It’s September already, and to quote Shakespeare, “Summer’s lease hath all too short a date.” I don’t know about you (or should I say, “I knoweth not what thou thinkest”), but I’m looking forward to autumn—”when yellow leaves, or none, or few do hang”.
Although I didn’t venture too many places this summer, I did have a few new experiences and even discovered a different perspective on the familiar.
North Carolina Botanical Garden
Tucked into a corner of this free public garden, which is operated by the University of North Carolina at Chapel Hill, is a large and diverse collection of colorful carnivorous plants. It’s worth a look:
Three hybrid pitcher plants at the North Carolina Botanical Garden. — Chapel Hill
Not far from these native bog plants is the Poison Garden. I don’t know how I missed this area all the other times I visited! I was enthralled—from sinister garden gate to the beguiling mountain laurel.
The gate leading to the Poison Plant garden provides an artful warning of what lies ahead. — NC Botanical Garden (Chapel Hill, NC)
Every part of the striking mountain laurel is poisonous–from leaf and bloom to the drops of honey it produces. If eaten, it causes nausea, stomach pain, difficulty breathing, loss of coordination, paralysis, and sometimes death. Ironically, mountain laurel can also be used in ointment to treat skin disorders. — NC Botanical Garden (Chapel Hill, NC)
I spent a bit of time at a sprint karting track. Rest assured, I was not behind the wheel. Rather, there were seven and eight-year-olds behind the wheel, my nephew included. That may sound a bit astonishing, to say the least. On the one hand, they were just kids—children who flung their arms around one another in greeting and who navigated the garage area on scooters between practice sessions, qualifying, and racing. On the other hand, they were focused little racers once their kart wheels rolled onto the asphalt. My nephew enjoys racing over any other sport—but maybe not as much as he loves Legos.
Looking past the “boogity, boogity, boogity” and checkered flag, one can appreciate the uniqueness of a racetrack –it’s there at every track if one is curious to look. For instance, Victory Lane’s three-tiered stand at the aforementioned track is material (block curbs) salvaged from a former venue in Italy, the historic Kartdromo Parma track.
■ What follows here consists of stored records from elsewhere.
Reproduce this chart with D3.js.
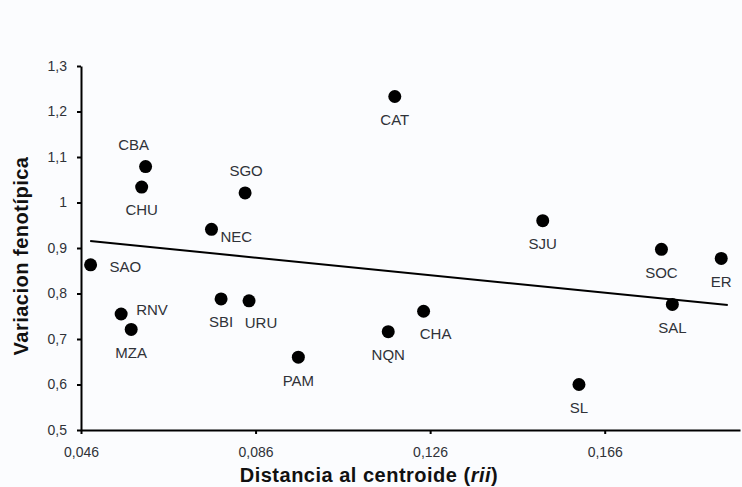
<!DOCTYPE html>
<html>
<head>
<meta charset="utf-8">
<script src="https://cdn.jsdelivr.net/npm/d3@7"></script>
<style>
    body { margin: 0; background: #fbfcfe; }
    svg { display: block; }
    text { font-family: "Liberation Sans", Arial, sans-serif; fill: #2f3238; }
</style>
</head>
<body>
<div id="chart"></div>
<script>
// population codes and their values
var names = ["CBA", "CHU", "SGO", "NEC", "CAT", "SJU", "SOC", "ER", "SAL",
    "SAO", "RNV", "MZA", "SBI", "URU", "PAM", "NQN", "CHA", "SL"];
var distancia = [0.0608, 0.0599, 0.0836, 0.0759, 0.1179, 0.1518, 0.1790, 0.1927, 0.1815,
    0.0482, 0.0552, 0.0575, 0.0781, 0.0845, 0.0958, 0.1164, 0.1245, 0.1601];
var variacion = [1.079, 1.034, 1.021, 0.941, 1.233, 0.960, 0.897, 0.877, 0.776,
    0.863, 0.755, 0.721, 0.788, 0.784, 0.660, 0.716, 0.761, 0.600];

// where each label sits relative to its point
var labelPos = ["above-left", "below", "above", "right-low", "below", "below", "below", "below", "below",
    "right", "right-up", "below", "below", "below-right", "below", "below", "below-right", "below"];

// trend line end points
var trendX = [0.0481, 0.1942];
var trendY = [0.9154, 0.7747];

var xTicks = [0.046, 0.086, 0.126, 0.166];
var yTicks = [0.5, 0.6, 0.7, 0.8, 0.9, 1.0, 1.1, 1.2, 1.3];

var width = 742, height = 487;
var margin = { top: 66, right: 2, bottom: 57, left: 81 };

var svg = d3.select("#chart").append("svg")
    .attr("width", width)
    .attr("height", height);

var x = d3.scaleLinear().domain([0.046, 0.197]).range([margin.left, width - margin.right]);
var y = d3.scaleLinear().domain([0.5, 1.3]).range([height - margin.bottom, margin.top]);

var fmt = function (v) {
    return String(+v.toFixed(3)).replace(".", ",");
}

// axes
var xAxis = svg.append("g")
    .attr("transform", "translate(0," + y(0.5) + ")")
    .call(d3.axisBottom(x).tickValues(xTicks).tickFormat(fmt).tickSizeInner(4).tickSizeOuter(0).tickPadding(13));
var yAxis = svg.append("g")
    .attr("transform", "translate(" + x(0.046) + ",0)")
    .call(d3.axisLeft(y).tickValues(yTicks).tickFormat(fmt).tickSizeInner(4).tickSizeOuter(0).tickPadding(10));

[xAxis, yAxis].forEach(function (g) {
    g.select(".domain").attr("stroke", "#000").attr("stroke-width", 2);
    g.selectAll(".tick line").attr("stroke", "#000").attr("stroke-width", 2);
    g.selectAll(".tick text").style("font-size", "14px").attr("fill", "#2f3238");
});

// trend line
svg.append("line")
    .attr("x1", x(trendX[0]))
    .attr("y1", y(trendY[0]))
    .attr("x2", x(trendX[1]))
    .attr("y2", y(trendY[1]))
    .attr("stroke", "#000")
    .attr("stroke-width", 2);

// points
var points = names.map(function (n, i) {
    return { name: n, x: distancia[i], y: variacion[i], pos: labelPos[i] };
});

svg.append("g").selectAll("circle")
    .data(points)
    .enter().append("circle")
    .attr("cx", function (d) { return x(d.x); })
    .attr("cy", function (d) { return y(d.y); })
    .attr("r", 6.5)
    .attr("fill", "#000");

var offsets = {
    "below": [0, 23, "middle"],
    "above": [1, -22, "middle"],
    "above-left": [-12, -22, "middle"],
    "below-right": [12, 22, "middle"],
    "right": [19, 2, "start"],
    "right-up": [15, -4, "start"],
    "right-low": [9, 7, "start"]
};

svg.append("g").selectAll("text")
    .data(points)
    .enter().append("text")
    .attr("x", function (d) { return x(d.x) + offsets[d.pos][0]; })
    .attr("y", function (d) { return y(d.y) + offsets[d.pos][1]; })
    .attr("dy", "0.36em")
    .attr("text-anchor", function (d) { return offsets[d.pos][2]; })
    .style("font-size", "15px")
    .text(function (d) { return d.name; });

// axis titles
var xTitle = svg.append("text")
    .attr("x", 369)
    .attr("y", 482)
    .attr("text-anchor", "middle")
    .style("font-size", "20px")
    .style("font-weight", "bold")
    .style("letter-spacing", "0.5px")
    .style("fill", "#111");
xTitle.append("tspan").text("Distancia al centroide (");
xTitle.append("tspan").style("font-style", "italic").text("rii");
xTitle.append("tspan").text(")");

svg.append("text")
    .attr("transform", "translate(28,256) rotate(-90)")
    .attr("text-anchor", "middle")
    .style("font-size", "20px")
    .style("font-weight", "bold")
    .style("letter-spacing", "0.5px")
    .style("fill", "#111")
    .text("Variacion fenotípica");
</script>
</body>
</html>
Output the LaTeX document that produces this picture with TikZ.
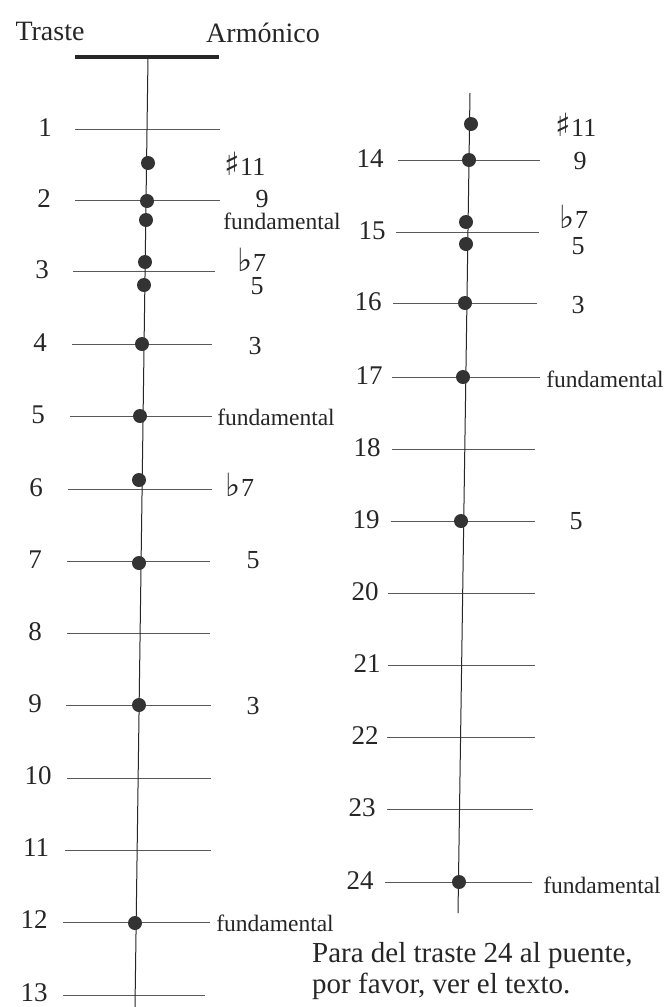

This place never gets old, but I discovered it in a whole new way a few months ago—in the evening, just before sunset. As the day winds to a close, a quiet falls over the Gardens and the colors of the sky reach down and paint areas such as the Garden Pond, Perennial Allee, and Blomquist Pavilion in tempered light and shades of gold that heighten their beauty.
The Moss Garden at Duke Gardens looks particularly charming in the fading sunlight. — Durham, NC
Duke Gardens is open until dusk, and many people take advantage of this for evening strolls, romantic rendezvous, picnics on the lawn, or solitary contemplation. I’ve also seen more numerous and varied kinds of wildlife at this time of day.
A sunflower makes its final bow in the Charlotte Brody Discovery Garden. — Duke Gardens; Durham, NC
Perhaps you’ve been to these or similar places as well, or might like to put them on your list of things to do. The lease on summer may be coming to an end, but autumn in North Carolina and many other places is amenable to outdoor pastimes. Enjoy your autumn.